Nous n'avons pas la même lecture des déficits publics. J'ai craint avoir entendu dans votre bouche comme une définition de ceux qui seraient à gauche et de ceux qui ne le seraient pas : les premiers accepteraient de s'endetter quand les autres y verraient non seulement une pénalisation pour les temps présents, mais une injure aux temps futurs. Nous ne partageons pas cette lecture. Je vois, pour ma part, dans l'endettement un abaissement de notre pays, un abandon de souveraineté, un impôt à la naissance pour nos enfants et nos petits-enfants qui n'en peuvent mais. J'y vois aussi un handicap en termes de compétitivité, tant il est vrai qu'à force de s'endetter les taux d'intérêt montent et les entreprises finissent par emprunter trop cher. On ne connaît pas d'entreprise pouvant emprunter à des taux inférieurs à ceux auxquels emprunte le pays.

Ces trois raisons-là ne nous sont pas commandées par quiconque à l'extérieur de nos frontières, voire même à l'intérieur, mais par le fait d'assurer notre destin, car il est de notre devoir de nous libérer de cette emprise des marchés auxquels nous devons emprunter pour la protection sociale, pour l'État, parfois même pour les collectivités territoriales. Nous devons impérativement supprimer cet impôt à la naissance qu'est l'endettement, et nous devons penser à la compétitivité de nos entreprises.

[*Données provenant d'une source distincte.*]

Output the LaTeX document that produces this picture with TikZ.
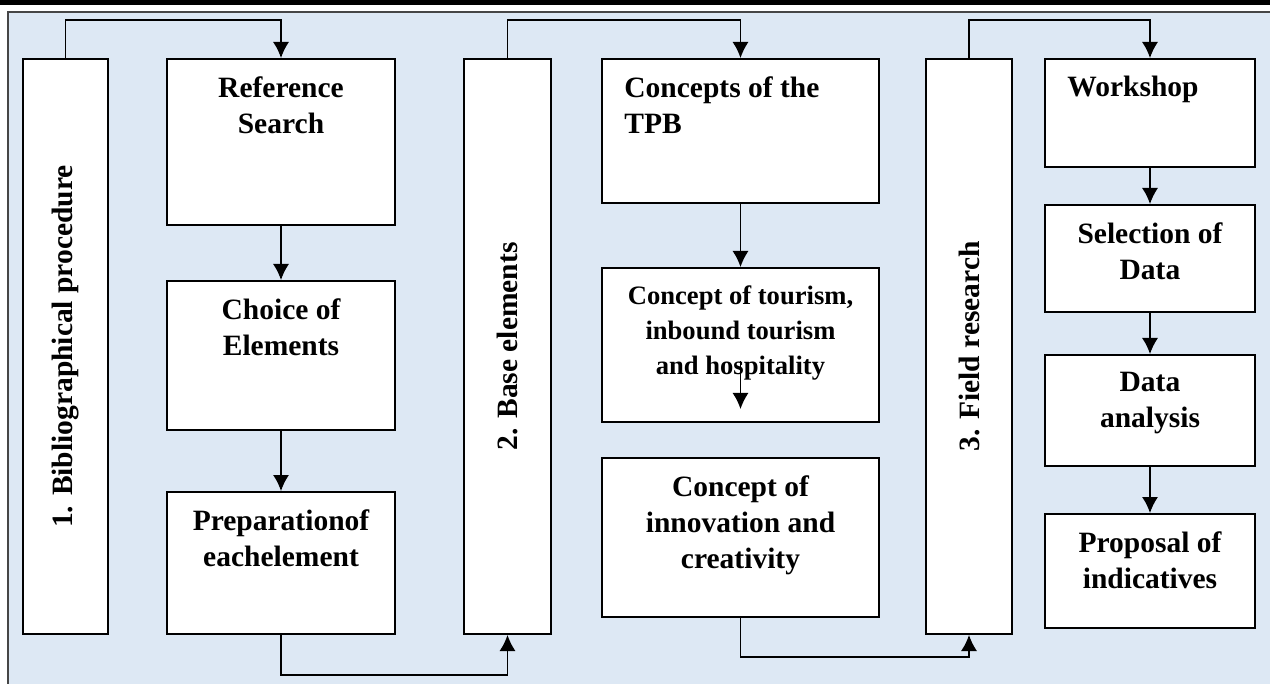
\documentclass[tikz,border=0pt]{standalone}
\usepackage{fontspec}
\setmainfont{Liberation Serif}
\usetikzlibrary{arrows.meta}
\definecolor{bgblue}{RGB}{221,232,244}
\definecolor{rimgray}{RGB}{70,70,70}

\begin{document}
\begin{tikzpicture}[x=0.5pt, y=-0.5pt, font=\bfseries\fontsize{14.75}{18}\selectfont,
    box/.style={draw, fill=white, line width=1pt, inner sep=0pt, anchor=north west},
    txt/.style={align=center, inner sep=0pt},
    hd/.style={label={[txt, anchor=north, yshift=-9pt]north:{#1}}},
    hdl/.style={label={[txt, align=left, anchor=north west, xshift=11.5pt, yshift=-9pt]north west:{#1}}},
    arr/.style={-{Latex[length=8pt,width=8pt]}, line width=0.7pt}]
        \useasboundingbox (0,0) rectangle (1270,684);
        \fill[black] (0,0) rectangle (1270,5);
        \fill[bgblue] (8,12) rectangle (1270,684);
        \draw[rimgray, line width=1.2pt] (8,684) -- (8,12) -- (1270,12);

        % 1. bibliographical procedure
        \node[box, minimum width=42.5pt, minimum height=287.5pt] (bib) at (22,58) {\rotatebox{90}{1. Bibliographical procedure}};
        \node[box, minimum width=114pt, minimum height=83pt, hd={Reference\\Search}] (ref) at (166,58) {};
        \node[box, minimum width=114pt, minimum height=74.5pt, hd={Choice of\\Elements}] (choice) at (166,280) {};
        \node[box, minimum width=114pt, minimum height=71pt, hd={Preparationof\\eachelement}] (prep) at (166,491) {};

        % 2. base elements
        \node[box, minimum width=43.5pt, minimum height=287.5pt] (base) at (463,58) {\rotatebox{90}{2. Base elements}};
        \node[box, minimum width=138.5pt, minimum height=72pt, hdl={Concepts of the\\TPB}] (tpb) at (601,58) {};
        \node[box, minimum width=138.5pt, minimum height=77pt,
              label={[txt, anchor=north, yshift=-9pt, font=\bfseries\fontsize{13.3}{17.5}\selectfont]north:{Concept of tourism,\\inbound tourism\\and hospitality}}] (tour) at (601,267) {};
        \node[box, minimum width=138.5pt, minimum height=79.5pt, hd={Concept of\\innovation and\\creativity}] (innov) at (601,457) {};

        % 3. field research
        \node[box, minimum width=43pt, minimum height=287.5pt] (field) at (925,58) {\rotatebox{90}{3. Field research}};
        \node[box, minimum width=105pt, minimum height=54pt, hdl={Workshop}] (work) at (1044,58) {};
        \node[box, minimum width=105pt, minimum height=53.5pt, hd={Selection of\\Data}] (sel) at (1044,204) {};
        \node[box, minimum width=105pt, minimum height=55.5pt, hd={Data\\analysis}] (ana) at (1044,354) {};
        \node[box, minimum width=105pt, minimum height=57pt, hd={Proposal of\\indicatives}] (prop) at (1044,513) {};

        \draw[arr] (bib.north) -- ++(0,-38) -| (ref.north);
        \draw[arr] (ref) -- (choice);
        \draw[arr] (choice) -- (prep);
        \draw[arr] (prep.south) -- ++(0,40) -| (base.south);
        \draw[arr] (base.north) -- ++(0,-38) -| (tpb.north);
        \draw[arr] (tpb) -- (tour);
        \draw[arr] ([yshift=-8pt]tour.center) -- ([yshift=7pt]tour.south);
        \draw[arr] (innov.south) -- ++(0,39) -| (field.south);
        \draw[arr] (field.north) -- ++(0,-38) -| (work.north);
        \draw[arr] (work) -- (sel);
        \draw[arr] (sel) -- (ana);
        \draw[arr] (ana) -- (prop);
      \end{tikzpicture}
\end{document}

Si nous pouvons avoir des lectures communes d'autres projets, nous n'avons donc pas du tout la même lecture de ce texte. En conséquence, vous comprendrez, monsieur le député, que j'espère ardemment que l'Assemblée nationale ne donnera pas suite à votre motion de rejet préalable. (Applaudissements sur les bancs du groupe SRC.)